Important legislation can only be enacted with the help of Congress. And this requires collaboration. Though President Trump will have an easier time with an all-Republican Congress, he will no doubt face a great deal of opposition with many of the proposals he campaigned on from both Democrats and Republicans.

To be a successful President, he will need to collaborate with others rather than try to command and control them. He will need to learn the ability to compromise: to give a little in order to gain a little. Now that we are politically more divided as a country than ever before, this requires even greater collaboration skills.

It comes down to taking into account the importance of the tasks equally with the relationships. No one person in Washington will be able to accomplish big things without strong alliances with willing participants. And this requires the ability to collaborate successfully.

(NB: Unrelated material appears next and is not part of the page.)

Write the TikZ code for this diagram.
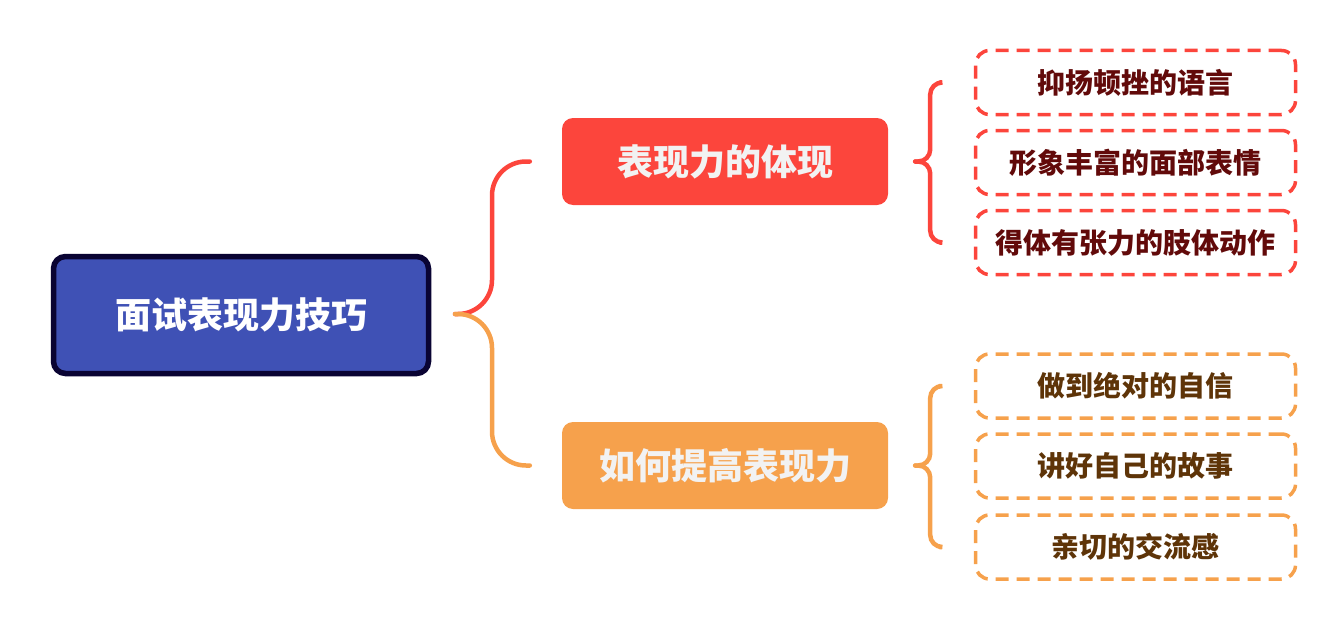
\documentclass[tikz,border=0pt]{standalone}
\usepackage{fontspec}
\newfontfamily\cjk{Noto Sans CJK SC}
\definecolor{rootfill}{HTML}{3F51B5}
\definecolor{rootdraw}{HTML}{0A0433}
\definecolor{redc}{HTML}{FC453C}
\definecolor{orac}{HTML}{F6A14C}
\definecolor{redtxt}{HTML}{620A0A}
\definecolor{oratxt}{HTML}{5E3408}
\definecolor{lighttxt}{HTML}{F2F2F2}
\tikzset{
  rootbox/.style={draw=rootdraw, fill=rootfill, line width=5.5pt, rounded corners=12pt,
    minimum width=375pt, minimum height=117pt, text=white, font=\cjk\bfseries\fontsize{36}{40}\selectfont},
  midbox/.style={rounded corners=11pt, minimum width=326pt, minimum height=87pt,
    text=lighttxt, font=\cjk\bfseries\fontsize{36}{40}\selectfont},
  leafbox/.style={line width=3.5pt, rounded corners=14pt, dash pattern=on 13pt off 8pt,
    minimum width=320pt, minimum height=64pt, font=\cjk\bfseries\fontsize{28}{32}\selectfont},
  brace/.style={line width=4.5pt, line cap=round}
}
\begin{document}
\begin{tikzpicture}[x=1pt,y=-1pt]
\useasboundingbox (0,0) rectangle (1342,634);
\node[rootbox] (root) at (241,315) {面试表现力技巧};
\node[midbox, fill=redc] (m1) at (725,161.5) {表现力的体现};
\node[midbox, fill=orac] (m2) at (725,465.5) {如何提高表现力};
\node[leafbox, draw=redc, text=redtxt] (a1) at (1135.5,82.5) {抑扬顿挫的语言};
\node[leafbox, draw=redc, text=redtxt] (a2) at (1135.5,162.5) {形象丰富的面部表情};
\node[leafbox, draw=redc, text=redtxt] (a3) at (1135.5,242.5) {得体有张力的肢体动作};
\node[leafbox, draw=orac, text=oratxt] (b1) at (1135.5,386) {做到绝对的自信};
\node[leafbox, draw=orac, text=oratxt] (b2) at (1135.5,466) {讲好自己的故事};
\node[leafbox, draw=orac, text=oratxt] (b3) at (1135.5,547) {亲切的交流感};
\coordinate (t0) at (455,314);
\draw[brace, draw=redc, rounded corners=34pt] (t0) -- ++(37,0) |- ([xshift=-32pt]m1.west);
\draw[brace, draw=orac, rounded corners=34pt] (t0) -- ++(37,0) |- ([xshift=-32pt]m2.west);
\coordinate (t1) at ([xshift=27pt]m1.east);
\coordinate (t2) at ([xshift=27pt]m2.east);
\draw[brace, draw=redc, rounded corners=12pt] ([xshift=-34pt]a1.west) -| ([xshift=15pt]t1) -- (t1);
\draw[brace, draw=redc, rounded corners=12pt] ([xshift=-34pt]a3.west) -| ([xshift=15pt]t1) -- (t1);
\draw[brace, draw=orac, rounded corners=12pt] ([xshift=-34pt]b1.west) -| ([xshift=15pt]t2) -- (t2);
\draw[brace, draw=orac, rounded corners=12pt] ([xshift=-34pt]b3.west) -| ([xshift=15pt]t2) -- (t2);
\end{tikzpicture}
\end{document}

In their book Collaborative Leadership: How to succeed in an interconnected world, David Archer and Alex Cameron identified 10 key lessons for a successful collaborative leader.

1. Find the personal motive for collaborating
2. Find ways of simplifying complex situations for your people
3. Prepare for how you are going to handle conflict well in advance
4. Recognize that there are some people or organizations you just can’t partner with
5. Have the courage to act for the long term
6. Actively manage the tension between focusing on delivery and on building relationships
7. Invest in strong personal relationships at all levels
8. Inject energy, passion and drive into your leadership style
9. Have the confidence to share the credit generously
10. Continually develop your interpersonal skills, in particular: empathy, patience, tenacity, holding difficult conversations, and coalition building.

These lessons are just as important in running a country as they are in running a business. Reading over this list, I can’t help but think that many of these lessons do not necessarily come to mind with regard to Trump’s reputation as a businessman. If Donald Trump hopes to make progress on his campaign promises, he will need to find a way to collaborate effectively with the House and Senate.

Finally, leadership is not something one can be appointed to or elected to as it is something to be earned. True leaders are those who gain respect through their overall effectiveness combined with the way they lead their people. It is certainly about getting results, but it is also about the relationships that are inherently necessary in reaching those results. And those relationships require effective collaboration.